◆ **Objective**
Below are some records. Pull every line that contains the word "this".

◆ **Excerpted data**
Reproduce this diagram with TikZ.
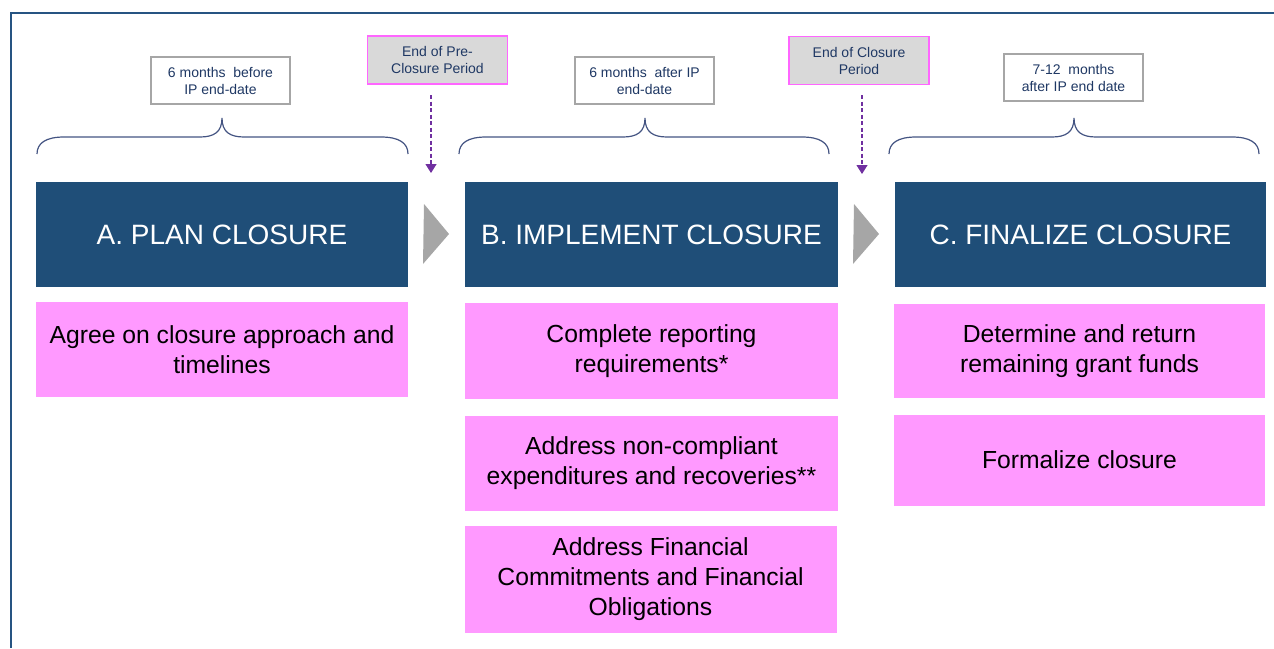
==
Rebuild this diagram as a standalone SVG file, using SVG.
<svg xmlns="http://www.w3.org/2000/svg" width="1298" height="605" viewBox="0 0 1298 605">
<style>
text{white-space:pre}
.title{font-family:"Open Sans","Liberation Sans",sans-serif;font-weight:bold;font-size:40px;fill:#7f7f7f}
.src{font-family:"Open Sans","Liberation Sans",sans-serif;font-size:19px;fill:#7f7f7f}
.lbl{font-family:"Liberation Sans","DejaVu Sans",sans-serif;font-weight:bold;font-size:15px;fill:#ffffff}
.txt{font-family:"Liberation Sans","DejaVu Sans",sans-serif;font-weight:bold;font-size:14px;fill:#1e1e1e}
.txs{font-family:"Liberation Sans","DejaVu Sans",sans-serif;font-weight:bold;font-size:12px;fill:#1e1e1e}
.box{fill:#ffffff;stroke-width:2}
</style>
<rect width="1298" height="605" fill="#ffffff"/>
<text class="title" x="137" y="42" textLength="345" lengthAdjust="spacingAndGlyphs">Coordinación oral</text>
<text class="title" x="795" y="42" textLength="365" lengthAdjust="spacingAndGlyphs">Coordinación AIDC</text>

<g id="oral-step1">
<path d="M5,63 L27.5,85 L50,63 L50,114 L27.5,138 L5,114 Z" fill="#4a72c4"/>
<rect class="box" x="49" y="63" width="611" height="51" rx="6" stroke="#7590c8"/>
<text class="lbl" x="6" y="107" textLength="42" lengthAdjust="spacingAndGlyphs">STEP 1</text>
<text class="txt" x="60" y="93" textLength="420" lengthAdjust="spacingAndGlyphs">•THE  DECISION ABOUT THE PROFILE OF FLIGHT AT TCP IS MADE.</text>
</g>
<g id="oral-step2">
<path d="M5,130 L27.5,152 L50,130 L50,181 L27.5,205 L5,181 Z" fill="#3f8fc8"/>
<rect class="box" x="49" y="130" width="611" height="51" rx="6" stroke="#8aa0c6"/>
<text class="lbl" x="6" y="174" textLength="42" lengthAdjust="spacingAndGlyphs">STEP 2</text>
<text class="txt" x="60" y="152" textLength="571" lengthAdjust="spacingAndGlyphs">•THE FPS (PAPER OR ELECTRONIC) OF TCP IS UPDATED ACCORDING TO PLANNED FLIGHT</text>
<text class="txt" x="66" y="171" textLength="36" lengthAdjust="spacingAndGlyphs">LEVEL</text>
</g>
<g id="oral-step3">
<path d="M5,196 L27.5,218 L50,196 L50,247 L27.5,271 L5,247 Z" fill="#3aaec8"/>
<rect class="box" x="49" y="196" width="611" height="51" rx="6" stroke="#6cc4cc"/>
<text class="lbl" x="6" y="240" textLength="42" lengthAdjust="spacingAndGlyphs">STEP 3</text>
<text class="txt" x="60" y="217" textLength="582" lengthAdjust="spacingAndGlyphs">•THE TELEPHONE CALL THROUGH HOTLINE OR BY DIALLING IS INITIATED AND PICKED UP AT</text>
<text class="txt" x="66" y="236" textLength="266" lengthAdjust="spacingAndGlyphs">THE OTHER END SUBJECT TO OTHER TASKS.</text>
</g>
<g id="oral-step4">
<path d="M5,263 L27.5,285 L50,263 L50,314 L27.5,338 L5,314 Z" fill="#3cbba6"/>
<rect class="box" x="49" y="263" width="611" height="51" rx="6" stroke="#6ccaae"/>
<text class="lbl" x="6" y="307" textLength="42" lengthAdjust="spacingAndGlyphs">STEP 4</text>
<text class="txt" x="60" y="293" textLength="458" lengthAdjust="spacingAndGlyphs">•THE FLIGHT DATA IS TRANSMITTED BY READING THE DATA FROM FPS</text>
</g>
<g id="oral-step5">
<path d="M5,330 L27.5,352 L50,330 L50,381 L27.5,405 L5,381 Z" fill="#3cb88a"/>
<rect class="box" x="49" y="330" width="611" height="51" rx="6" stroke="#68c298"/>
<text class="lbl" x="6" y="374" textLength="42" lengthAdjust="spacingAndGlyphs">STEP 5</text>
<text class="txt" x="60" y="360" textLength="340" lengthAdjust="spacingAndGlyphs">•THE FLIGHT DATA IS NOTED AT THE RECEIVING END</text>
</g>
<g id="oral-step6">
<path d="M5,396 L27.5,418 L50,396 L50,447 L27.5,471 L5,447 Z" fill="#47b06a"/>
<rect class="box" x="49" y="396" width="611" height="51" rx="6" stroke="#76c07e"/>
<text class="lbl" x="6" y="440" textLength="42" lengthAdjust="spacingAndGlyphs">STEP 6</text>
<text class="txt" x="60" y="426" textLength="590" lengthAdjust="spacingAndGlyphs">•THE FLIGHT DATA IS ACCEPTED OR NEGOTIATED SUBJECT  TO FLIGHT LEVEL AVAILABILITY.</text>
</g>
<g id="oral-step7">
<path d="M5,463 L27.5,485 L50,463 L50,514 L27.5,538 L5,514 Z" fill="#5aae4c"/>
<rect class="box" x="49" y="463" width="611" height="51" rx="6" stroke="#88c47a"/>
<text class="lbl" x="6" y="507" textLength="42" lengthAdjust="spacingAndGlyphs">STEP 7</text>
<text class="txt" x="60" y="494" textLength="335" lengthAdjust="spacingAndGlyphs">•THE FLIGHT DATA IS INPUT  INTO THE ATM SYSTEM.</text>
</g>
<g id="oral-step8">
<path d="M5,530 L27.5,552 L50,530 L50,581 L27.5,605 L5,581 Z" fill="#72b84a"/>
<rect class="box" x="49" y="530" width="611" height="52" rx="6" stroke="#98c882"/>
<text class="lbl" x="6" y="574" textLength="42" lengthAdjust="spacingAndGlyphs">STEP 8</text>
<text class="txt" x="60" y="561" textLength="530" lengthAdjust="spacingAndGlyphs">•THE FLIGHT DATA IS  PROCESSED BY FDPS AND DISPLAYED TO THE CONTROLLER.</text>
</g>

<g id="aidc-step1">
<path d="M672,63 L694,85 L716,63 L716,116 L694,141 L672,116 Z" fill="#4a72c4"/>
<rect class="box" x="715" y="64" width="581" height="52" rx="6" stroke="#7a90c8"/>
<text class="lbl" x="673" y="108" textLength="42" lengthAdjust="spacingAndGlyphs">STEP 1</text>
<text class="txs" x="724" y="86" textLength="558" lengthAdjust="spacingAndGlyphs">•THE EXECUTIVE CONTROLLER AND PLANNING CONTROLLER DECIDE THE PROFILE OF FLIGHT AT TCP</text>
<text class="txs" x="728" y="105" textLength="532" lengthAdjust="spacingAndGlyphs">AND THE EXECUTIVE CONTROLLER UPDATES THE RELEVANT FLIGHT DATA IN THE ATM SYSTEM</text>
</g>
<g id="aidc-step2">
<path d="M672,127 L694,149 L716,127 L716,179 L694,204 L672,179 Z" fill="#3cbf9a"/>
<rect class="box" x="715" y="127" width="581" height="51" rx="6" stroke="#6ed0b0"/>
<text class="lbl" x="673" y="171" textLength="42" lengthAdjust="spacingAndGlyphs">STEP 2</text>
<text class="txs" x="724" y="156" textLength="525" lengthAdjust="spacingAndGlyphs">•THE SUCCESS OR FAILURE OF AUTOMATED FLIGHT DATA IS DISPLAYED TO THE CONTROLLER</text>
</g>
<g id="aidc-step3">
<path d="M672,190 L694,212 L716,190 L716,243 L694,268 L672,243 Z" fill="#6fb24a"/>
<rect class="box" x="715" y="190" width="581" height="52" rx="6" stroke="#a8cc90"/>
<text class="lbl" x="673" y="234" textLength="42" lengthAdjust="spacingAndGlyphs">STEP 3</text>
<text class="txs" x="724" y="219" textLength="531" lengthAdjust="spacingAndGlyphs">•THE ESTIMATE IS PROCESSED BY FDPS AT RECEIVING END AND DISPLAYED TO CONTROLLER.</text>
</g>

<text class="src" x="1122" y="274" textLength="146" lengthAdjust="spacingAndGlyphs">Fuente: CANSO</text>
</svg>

◆ **Finished task**
Reproduce this diagram with TikZ.
Rebuild this diagram as a standalone SVG file, using SVG.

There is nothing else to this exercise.